▸ PROBLEM TO WORK ON:
In the material below, please retype the lines from the very first through the one with "import plotly.graph_objects as go", exactly and without pictures.

++++

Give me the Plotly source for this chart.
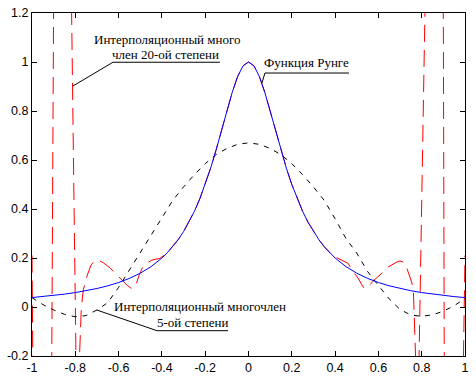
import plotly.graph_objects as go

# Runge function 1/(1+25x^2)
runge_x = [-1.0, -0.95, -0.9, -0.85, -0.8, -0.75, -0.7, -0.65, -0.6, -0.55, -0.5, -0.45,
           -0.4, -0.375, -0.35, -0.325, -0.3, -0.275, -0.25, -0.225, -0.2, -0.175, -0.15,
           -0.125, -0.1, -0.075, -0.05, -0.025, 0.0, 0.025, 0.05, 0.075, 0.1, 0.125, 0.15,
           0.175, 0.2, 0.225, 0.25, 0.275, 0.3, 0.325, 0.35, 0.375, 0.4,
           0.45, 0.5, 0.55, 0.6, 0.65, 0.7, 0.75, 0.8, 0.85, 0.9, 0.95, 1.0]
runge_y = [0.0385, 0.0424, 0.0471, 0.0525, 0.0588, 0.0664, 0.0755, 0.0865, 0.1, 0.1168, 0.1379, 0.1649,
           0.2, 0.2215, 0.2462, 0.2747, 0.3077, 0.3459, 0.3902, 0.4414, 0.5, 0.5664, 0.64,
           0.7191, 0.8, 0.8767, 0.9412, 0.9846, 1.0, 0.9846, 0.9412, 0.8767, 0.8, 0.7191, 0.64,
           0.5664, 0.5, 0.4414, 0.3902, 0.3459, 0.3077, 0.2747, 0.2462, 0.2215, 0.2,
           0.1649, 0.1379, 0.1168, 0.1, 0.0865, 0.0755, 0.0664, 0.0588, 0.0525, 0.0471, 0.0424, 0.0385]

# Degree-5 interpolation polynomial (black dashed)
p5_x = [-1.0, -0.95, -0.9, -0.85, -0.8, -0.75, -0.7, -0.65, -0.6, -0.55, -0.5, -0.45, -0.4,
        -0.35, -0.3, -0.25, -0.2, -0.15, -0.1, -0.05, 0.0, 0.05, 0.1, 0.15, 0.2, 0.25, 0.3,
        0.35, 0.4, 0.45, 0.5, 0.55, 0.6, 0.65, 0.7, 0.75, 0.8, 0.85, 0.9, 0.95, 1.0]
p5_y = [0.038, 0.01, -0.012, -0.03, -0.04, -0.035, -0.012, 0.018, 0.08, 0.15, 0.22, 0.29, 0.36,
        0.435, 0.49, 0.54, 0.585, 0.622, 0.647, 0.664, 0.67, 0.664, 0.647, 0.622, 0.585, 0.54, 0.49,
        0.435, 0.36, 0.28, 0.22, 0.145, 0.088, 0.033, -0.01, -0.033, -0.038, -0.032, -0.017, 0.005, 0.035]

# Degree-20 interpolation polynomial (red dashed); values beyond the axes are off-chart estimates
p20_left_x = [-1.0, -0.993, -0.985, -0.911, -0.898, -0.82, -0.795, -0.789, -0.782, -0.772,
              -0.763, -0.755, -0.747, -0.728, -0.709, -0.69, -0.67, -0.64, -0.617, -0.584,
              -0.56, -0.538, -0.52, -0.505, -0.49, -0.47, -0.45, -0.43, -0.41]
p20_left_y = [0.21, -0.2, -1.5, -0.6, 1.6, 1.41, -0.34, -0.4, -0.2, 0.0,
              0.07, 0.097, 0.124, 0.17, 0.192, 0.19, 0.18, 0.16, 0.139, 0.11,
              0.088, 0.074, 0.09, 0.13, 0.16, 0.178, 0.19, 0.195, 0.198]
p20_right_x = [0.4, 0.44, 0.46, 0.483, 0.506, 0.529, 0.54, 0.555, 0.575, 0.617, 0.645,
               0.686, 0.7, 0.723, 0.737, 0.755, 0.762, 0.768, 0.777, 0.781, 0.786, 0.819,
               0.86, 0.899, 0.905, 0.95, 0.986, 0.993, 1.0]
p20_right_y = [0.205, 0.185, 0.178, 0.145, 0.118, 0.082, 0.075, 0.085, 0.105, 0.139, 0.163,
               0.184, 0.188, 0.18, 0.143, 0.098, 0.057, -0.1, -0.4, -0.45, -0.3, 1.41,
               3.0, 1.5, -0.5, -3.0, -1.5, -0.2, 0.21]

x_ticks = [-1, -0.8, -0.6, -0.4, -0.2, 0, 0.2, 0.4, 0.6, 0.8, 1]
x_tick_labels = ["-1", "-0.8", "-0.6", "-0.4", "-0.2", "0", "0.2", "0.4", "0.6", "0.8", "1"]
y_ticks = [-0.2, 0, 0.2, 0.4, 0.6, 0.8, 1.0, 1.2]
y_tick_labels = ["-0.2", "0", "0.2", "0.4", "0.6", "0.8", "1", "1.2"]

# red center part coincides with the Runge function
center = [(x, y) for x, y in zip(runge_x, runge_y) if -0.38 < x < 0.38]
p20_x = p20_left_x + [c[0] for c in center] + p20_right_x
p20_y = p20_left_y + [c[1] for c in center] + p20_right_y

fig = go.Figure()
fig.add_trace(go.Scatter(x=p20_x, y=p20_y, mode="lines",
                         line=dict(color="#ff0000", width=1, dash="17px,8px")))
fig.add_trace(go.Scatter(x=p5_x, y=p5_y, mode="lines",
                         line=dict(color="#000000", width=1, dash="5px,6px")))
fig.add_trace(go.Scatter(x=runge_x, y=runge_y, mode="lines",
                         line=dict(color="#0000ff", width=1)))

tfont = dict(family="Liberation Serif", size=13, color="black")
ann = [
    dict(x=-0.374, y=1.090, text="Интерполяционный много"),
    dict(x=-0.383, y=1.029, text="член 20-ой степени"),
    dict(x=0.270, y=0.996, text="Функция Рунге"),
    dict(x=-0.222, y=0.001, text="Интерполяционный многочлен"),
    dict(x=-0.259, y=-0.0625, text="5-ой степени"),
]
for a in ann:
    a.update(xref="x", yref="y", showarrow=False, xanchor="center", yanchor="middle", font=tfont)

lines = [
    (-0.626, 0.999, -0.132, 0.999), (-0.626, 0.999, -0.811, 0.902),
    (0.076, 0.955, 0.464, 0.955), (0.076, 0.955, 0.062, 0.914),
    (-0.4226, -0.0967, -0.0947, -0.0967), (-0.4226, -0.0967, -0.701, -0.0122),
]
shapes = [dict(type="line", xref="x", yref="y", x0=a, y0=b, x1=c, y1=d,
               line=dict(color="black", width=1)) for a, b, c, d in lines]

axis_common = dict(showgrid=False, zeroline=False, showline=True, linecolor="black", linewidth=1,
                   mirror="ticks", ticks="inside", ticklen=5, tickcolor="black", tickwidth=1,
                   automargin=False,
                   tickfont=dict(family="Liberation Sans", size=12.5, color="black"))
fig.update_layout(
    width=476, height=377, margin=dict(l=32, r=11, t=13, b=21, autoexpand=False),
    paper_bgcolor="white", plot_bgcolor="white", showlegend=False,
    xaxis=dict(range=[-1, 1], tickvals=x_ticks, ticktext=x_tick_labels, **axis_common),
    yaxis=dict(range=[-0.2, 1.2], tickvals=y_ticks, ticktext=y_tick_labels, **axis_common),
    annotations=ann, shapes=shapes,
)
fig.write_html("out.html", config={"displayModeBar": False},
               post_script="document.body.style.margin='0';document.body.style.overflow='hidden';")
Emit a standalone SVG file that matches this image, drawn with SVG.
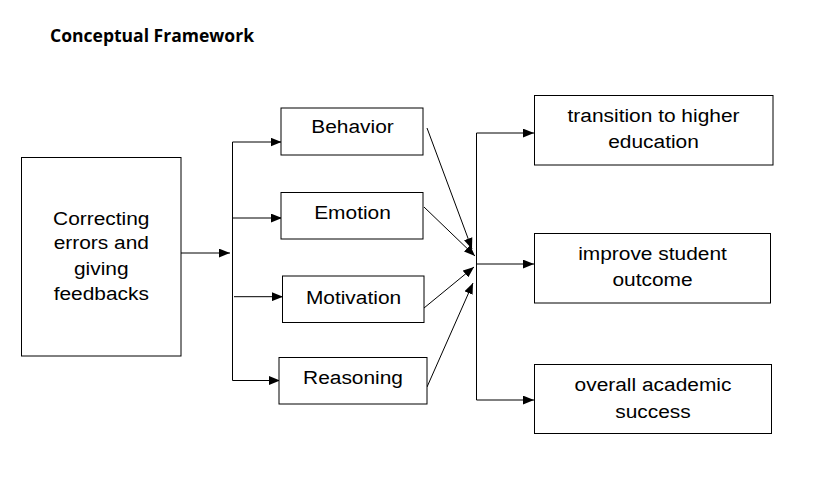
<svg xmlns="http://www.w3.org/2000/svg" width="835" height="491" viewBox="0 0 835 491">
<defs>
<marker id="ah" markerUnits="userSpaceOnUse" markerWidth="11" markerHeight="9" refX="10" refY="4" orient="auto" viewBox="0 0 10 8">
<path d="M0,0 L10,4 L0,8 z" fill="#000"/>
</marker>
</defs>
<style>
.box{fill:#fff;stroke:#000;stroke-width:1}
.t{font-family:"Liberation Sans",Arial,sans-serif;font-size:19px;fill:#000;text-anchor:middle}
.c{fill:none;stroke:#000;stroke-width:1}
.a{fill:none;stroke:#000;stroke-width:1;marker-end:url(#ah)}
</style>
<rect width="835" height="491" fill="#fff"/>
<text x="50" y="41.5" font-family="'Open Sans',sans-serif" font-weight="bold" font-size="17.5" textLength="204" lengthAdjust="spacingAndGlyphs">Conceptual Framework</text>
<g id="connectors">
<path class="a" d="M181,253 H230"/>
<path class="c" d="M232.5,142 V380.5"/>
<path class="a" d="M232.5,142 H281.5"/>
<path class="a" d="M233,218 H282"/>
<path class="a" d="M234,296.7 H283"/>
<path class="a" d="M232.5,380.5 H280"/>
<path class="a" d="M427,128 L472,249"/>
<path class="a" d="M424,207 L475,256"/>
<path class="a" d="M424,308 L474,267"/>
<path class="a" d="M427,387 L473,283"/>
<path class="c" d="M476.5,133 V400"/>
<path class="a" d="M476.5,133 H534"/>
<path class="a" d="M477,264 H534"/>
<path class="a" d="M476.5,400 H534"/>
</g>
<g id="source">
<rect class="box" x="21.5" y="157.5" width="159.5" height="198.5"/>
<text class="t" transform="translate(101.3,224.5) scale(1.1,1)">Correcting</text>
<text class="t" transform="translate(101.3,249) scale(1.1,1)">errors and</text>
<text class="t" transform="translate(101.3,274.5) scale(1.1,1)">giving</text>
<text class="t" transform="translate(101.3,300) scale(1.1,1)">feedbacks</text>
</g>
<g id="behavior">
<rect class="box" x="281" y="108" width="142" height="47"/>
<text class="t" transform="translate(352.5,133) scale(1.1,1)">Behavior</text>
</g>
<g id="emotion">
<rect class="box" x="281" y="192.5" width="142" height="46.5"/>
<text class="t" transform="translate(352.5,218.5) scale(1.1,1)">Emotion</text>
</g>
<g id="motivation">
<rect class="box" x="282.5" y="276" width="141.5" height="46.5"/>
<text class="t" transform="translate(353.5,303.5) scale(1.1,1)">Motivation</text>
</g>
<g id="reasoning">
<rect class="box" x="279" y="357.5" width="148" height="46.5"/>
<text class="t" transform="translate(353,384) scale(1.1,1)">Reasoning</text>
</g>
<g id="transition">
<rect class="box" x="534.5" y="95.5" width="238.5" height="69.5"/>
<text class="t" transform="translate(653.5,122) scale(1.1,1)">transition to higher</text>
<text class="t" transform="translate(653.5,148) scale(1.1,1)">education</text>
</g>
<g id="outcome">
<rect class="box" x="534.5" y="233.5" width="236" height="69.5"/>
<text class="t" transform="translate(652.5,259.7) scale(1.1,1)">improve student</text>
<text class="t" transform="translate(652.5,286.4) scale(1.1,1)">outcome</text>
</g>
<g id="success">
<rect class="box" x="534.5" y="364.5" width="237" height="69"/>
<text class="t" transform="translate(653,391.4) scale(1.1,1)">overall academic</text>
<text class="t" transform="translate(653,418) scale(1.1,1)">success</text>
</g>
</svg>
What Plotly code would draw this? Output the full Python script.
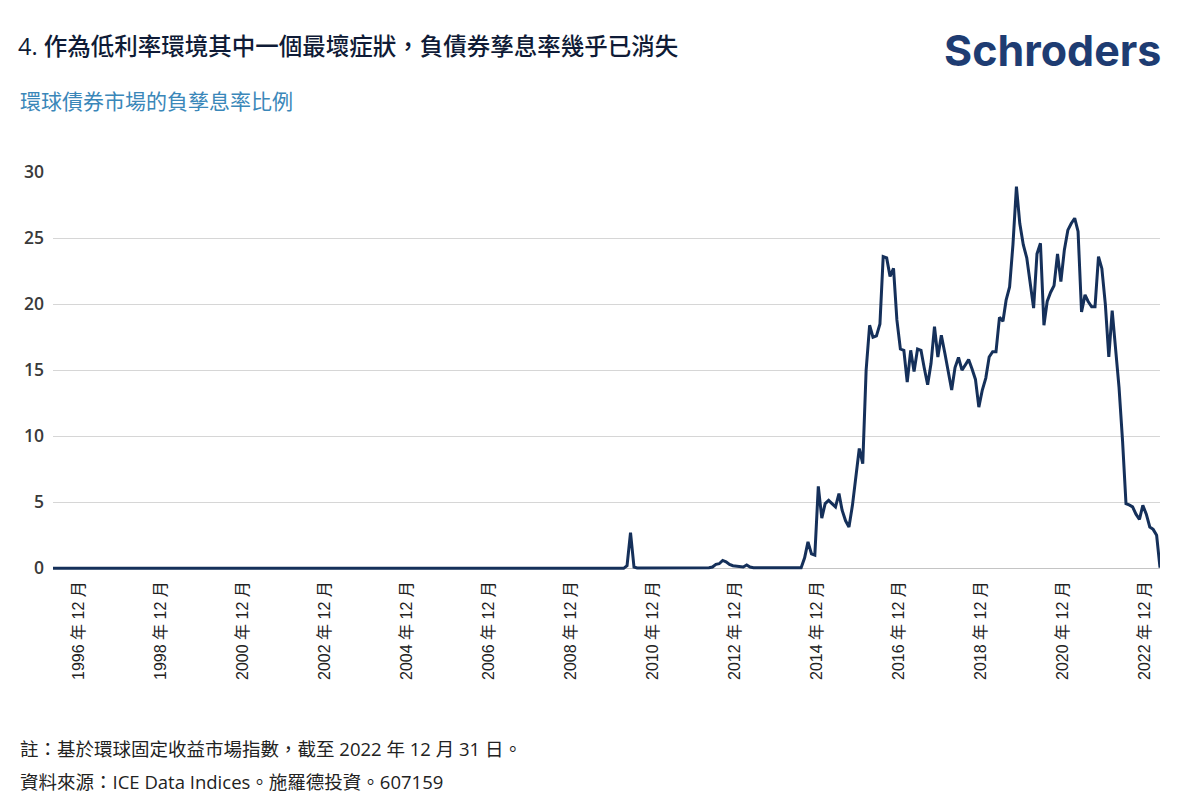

++++

▸ FULL RESPONSE:
Give me the Plotly source for this chart.
import plotly.graph_objects as go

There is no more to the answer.